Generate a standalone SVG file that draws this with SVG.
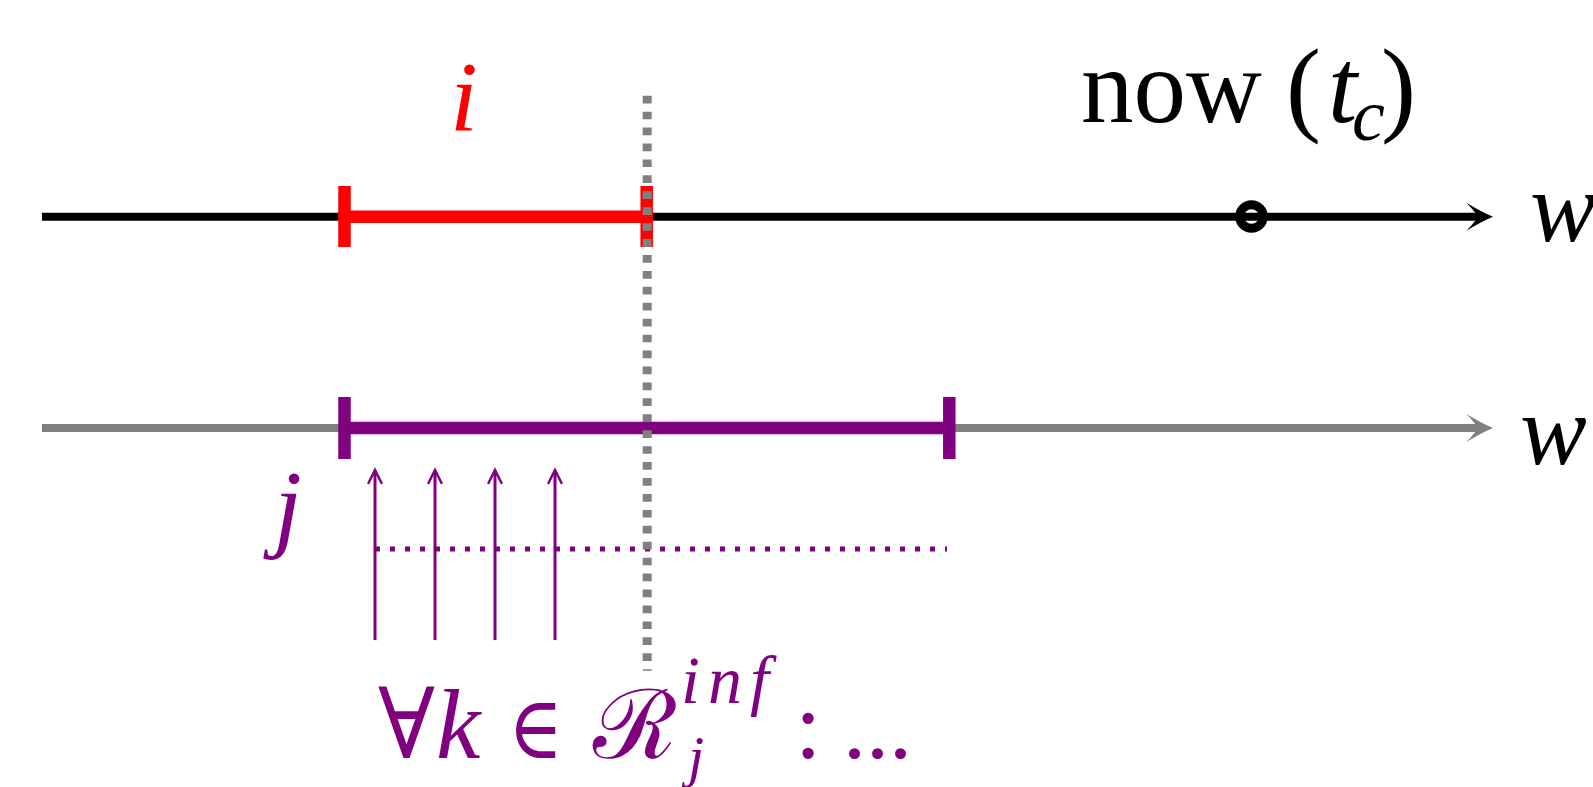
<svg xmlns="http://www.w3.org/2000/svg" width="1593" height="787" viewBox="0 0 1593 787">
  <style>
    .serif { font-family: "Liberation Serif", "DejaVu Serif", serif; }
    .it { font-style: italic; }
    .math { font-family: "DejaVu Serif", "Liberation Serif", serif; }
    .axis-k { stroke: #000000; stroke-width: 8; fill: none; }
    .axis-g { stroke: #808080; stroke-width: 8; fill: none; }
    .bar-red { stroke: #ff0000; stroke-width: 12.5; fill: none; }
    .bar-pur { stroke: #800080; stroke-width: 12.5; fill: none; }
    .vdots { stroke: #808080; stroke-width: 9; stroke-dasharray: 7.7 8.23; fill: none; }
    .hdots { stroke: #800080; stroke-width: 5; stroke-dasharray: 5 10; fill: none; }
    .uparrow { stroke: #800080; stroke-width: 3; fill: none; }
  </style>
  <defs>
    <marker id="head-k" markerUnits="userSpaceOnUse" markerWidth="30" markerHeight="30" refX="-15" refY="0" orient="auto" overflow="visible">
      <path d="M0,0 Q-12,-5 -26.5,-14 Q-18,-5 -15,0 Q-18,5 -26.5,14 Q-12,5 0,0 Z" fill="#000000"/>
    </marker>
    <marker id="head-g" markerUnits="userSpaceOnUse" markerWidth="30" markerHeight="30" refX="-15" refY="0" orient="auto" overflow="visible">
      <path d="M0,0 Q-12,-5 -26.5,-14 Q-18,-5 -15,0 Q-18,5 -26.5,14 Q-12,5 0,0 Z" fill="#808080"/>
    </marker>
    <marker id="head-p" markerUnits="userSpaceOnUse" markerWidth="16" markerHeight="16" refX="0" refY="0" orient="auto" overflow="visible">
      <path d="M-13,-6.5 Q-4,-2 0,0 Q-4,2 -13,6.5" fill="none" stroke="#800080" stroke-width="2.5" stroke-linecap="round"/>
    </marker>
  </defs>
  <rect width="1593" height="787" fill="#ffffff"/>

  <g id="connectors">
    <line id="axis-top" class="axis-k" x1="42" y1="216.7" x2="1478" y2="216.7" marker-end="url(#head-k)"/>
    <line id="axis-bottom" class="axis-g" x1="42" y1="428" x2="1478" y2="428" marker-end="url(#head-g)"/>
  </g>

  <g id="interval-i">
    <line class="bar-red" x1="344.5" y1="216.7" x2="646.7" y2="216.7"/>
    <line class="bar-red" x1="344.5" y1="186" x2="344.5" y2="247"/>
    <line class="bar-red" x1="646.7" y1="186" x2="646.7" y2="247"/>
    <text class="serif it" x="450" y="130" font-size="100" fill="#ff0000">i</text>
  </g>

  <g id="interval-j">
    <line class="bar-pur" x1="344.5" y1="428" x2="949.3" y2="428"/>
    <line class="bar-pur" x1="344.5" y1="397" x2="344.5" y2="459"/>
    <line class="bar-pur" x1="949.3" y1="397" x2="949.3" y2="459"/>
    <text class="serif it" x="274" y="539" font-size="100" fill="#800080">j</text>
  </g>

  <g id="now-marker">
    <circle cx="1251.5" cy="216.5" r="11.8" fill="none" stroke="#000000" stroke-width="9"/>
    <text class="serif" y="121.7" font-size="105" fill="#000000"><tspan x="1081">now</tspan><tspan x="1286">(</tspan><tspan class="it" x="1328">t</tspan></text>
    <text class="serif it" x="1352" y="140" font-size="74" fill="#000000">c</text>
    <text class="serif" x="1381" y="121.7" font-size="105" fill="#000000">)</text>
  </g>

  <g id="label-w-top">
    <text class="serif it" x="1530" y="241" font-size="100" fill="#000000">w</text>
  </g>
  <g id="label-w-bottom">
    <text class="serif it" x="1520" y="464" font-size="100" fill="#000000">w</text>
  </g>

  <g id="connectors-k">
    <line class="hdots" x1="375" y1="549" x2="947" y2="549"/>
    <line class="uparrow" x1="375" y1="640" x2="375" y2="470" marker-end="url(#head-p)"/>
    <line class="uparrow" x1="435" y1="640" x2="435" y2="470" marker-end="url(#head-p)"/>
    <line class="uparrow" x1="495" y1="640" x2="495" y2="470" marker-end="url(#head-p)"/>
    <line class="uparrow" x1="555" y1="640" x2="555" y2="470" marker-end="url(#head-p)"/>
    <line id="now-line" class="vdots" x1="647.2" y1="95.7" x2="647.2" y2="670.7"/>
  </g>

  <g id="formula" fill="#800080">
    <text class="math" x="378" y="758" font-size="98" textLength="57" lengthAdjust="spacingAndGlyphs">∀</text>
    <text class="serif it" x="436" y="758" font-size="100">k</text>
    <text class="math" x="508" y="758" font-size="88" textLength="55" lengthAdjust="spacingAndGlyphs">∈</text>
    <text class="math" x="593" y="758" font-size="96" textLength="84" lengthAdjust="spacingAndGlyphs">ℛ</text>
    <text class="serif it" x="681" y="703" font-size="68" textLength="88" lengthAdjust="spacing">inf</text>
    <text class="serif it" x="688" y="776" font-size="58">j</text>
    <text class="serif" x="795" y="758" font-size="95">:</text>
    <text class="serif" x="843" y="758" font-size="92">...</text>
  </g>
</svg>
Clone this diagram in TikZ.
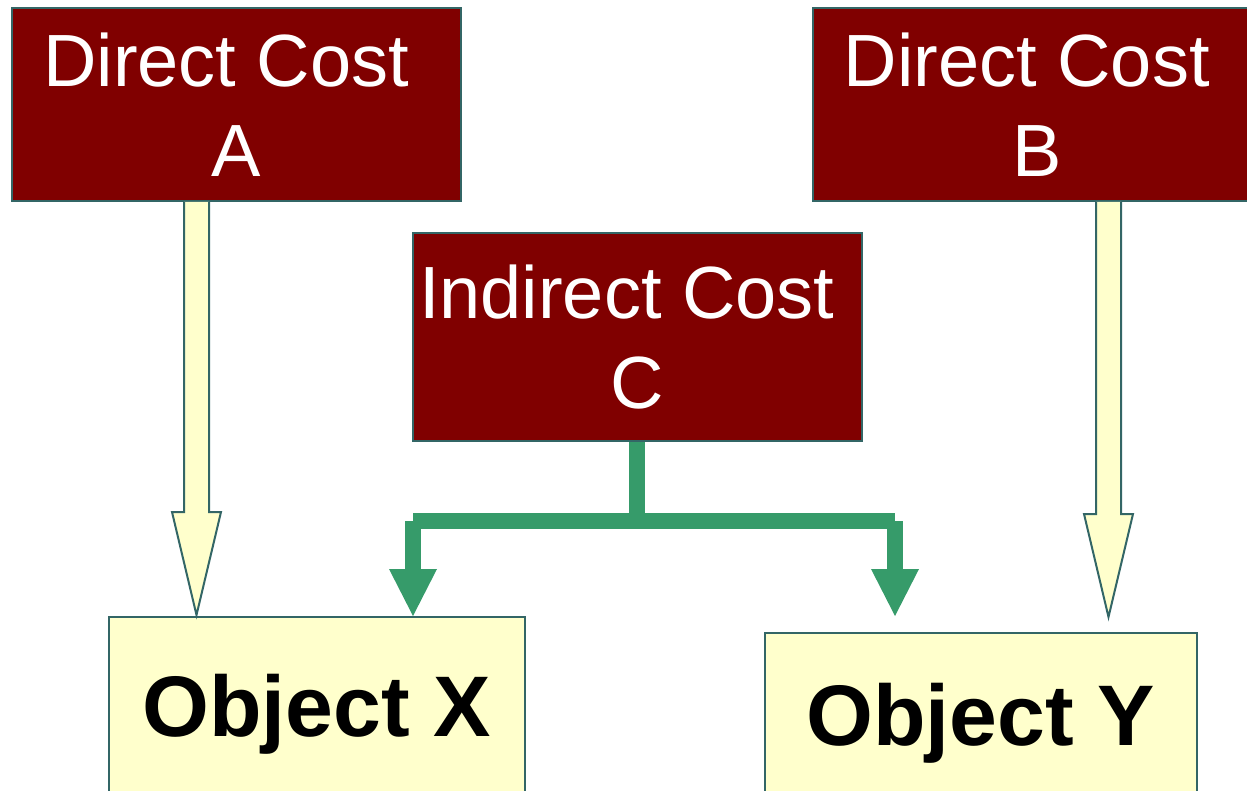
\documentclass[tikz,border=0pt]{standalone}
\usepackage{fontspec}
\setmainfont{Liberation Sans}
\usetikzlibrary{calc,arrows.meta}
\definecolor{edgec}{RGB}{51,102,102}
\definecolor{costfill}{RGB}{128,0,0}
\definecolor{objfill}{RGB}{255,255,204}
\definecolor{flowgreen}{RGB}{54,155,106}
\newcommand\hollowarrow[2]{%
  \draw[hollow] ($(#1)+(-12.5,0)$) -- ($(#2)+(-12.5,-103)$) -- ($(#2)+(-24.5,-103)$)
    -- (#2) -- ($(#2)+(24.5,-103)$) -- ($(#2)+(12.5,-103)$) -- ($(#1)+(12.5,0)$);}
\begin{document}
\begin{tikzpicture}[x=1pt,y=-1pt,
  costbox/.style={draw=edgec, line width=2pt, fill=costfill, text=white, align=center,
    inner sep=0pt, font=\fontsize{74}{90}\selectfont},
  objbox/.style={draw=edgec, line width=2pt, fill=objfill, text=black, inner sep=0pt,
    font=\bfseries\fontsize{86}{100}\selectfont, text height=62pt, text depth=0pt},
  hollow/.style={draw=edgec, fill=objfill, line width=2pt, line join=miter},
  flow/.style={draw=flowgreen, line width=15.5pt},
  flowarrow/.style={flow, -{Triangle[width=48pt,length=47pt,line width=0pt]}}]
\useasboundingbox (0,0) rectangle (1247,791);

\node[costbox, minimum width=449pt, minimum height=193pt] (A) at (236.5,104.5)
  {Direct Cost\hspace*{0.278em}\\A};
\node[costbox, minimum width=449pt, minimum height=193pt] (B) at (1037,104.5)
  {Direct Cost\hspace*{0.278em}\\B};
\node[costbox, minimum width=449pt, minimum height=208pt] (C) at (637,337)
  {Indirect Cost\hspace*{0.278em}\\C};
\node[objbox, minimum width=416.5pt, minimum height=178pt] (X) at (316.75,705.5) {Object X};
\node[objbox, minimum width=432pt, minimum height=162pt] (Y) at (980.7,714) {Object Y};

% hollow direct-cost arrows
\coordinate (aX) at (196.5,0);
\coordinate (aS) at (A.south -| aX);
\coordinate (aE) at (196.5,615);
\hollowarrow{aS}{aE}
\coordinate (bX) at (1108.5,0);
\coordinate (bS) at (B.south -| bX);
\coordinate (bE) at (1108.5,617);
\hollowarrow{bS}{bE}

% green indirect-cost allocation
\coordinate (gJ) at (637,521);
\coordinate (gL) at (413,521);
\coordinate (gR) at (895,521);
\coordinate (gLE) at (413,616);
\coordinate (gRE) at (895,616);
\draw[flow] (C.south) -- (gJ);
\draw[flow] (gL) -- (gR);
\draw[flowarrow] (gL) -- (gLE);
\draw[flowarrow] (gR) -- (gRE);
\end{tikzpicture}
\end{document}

-.-.-

Stated problem:
Above are the records. Copy only the lines from the one with "Clone this diagram in TikZ." through the one with "minimum width=432pt, minimum", exactly, with no pictures.

Complete response:
Clone this diagram in TikZ.
\documentclass[tikz,border=0pt]{standalone}
\usepackage{fontspec}
\setmainfont{Liberation Sans}
\usetikzlibrary{calc,arrows.meta}
\definecolor{edgec}{RGB}{51,102,102}
\definecolor{costfill}{RGB}{128,0,0}
\definecolor{objfill}{RGB}{255,255,204}
\definecolor{flowgreen}{RGB}{54,155,106}
\newcommand\hollowarrow[2]{%
  \draw[hollow] ($(#1)+(-12.5,0)$) -- ($(#2)+(-12.5,-103)$) -- ($(#2)+(-24.5,-103)$)
    -- (#2) -- ($(#2)+(24.5,-103)$) -- ($(#2)+(12.5,-103)$) -- ($(#1)+(12.5,0)$);}
\begin{document}
\begin{tikzpicture}[x=1pt,y=-1pt,
  costbox/.style={draw=edgec, line width=2pt, fill=costfill, text=white, align=center,
    inner sep=0pt, font=\fontsize{74}{90}\selectfont},
  objbox/.style={draw=edgec, line width=2pt, fill=objfill, text=black, inner sep=0pt,
    font=\bfseries\fontsize{86}{100}\selectfont, text height=62pt, text depth=0pt},
  hollow/.style={draw=edgec, fill=objfill, line width=2pt, line join=miter},
  flow/.style={draw=flowgreen, line width=15.5pt},
  flowarrow/.style={flow, -{Triangle[width=48pt,length=47pt,line width=0pt]}}]
\useasboundingbox (0,0) rectangle (1247,791);

\node[costbox, minimum width=449pt, minimum height=193pt] (A) at (236.5,104.5)
  {Direct Cost\hspace*{0.278em}\\A};
\node[costbox, minimum width=449pt, minimum height=193pt] (B) at (1037,104.5)
  {Direct Cost\hspace*{0.278em}\\B};
\node[costbox, minimum width=449pt, minimum height=208pt] (C) at (637,337)
  {Indirect Cost\hspace*{0.278em}\\C};
\node[objbox, minimum width=416.5pt, minimum height=178pt] (X) at (316.75,705.5) {Object X};
\node[objbox, minimum width=432pt, minimum height=162pt] (Y) at (980.7,714) {Object Y};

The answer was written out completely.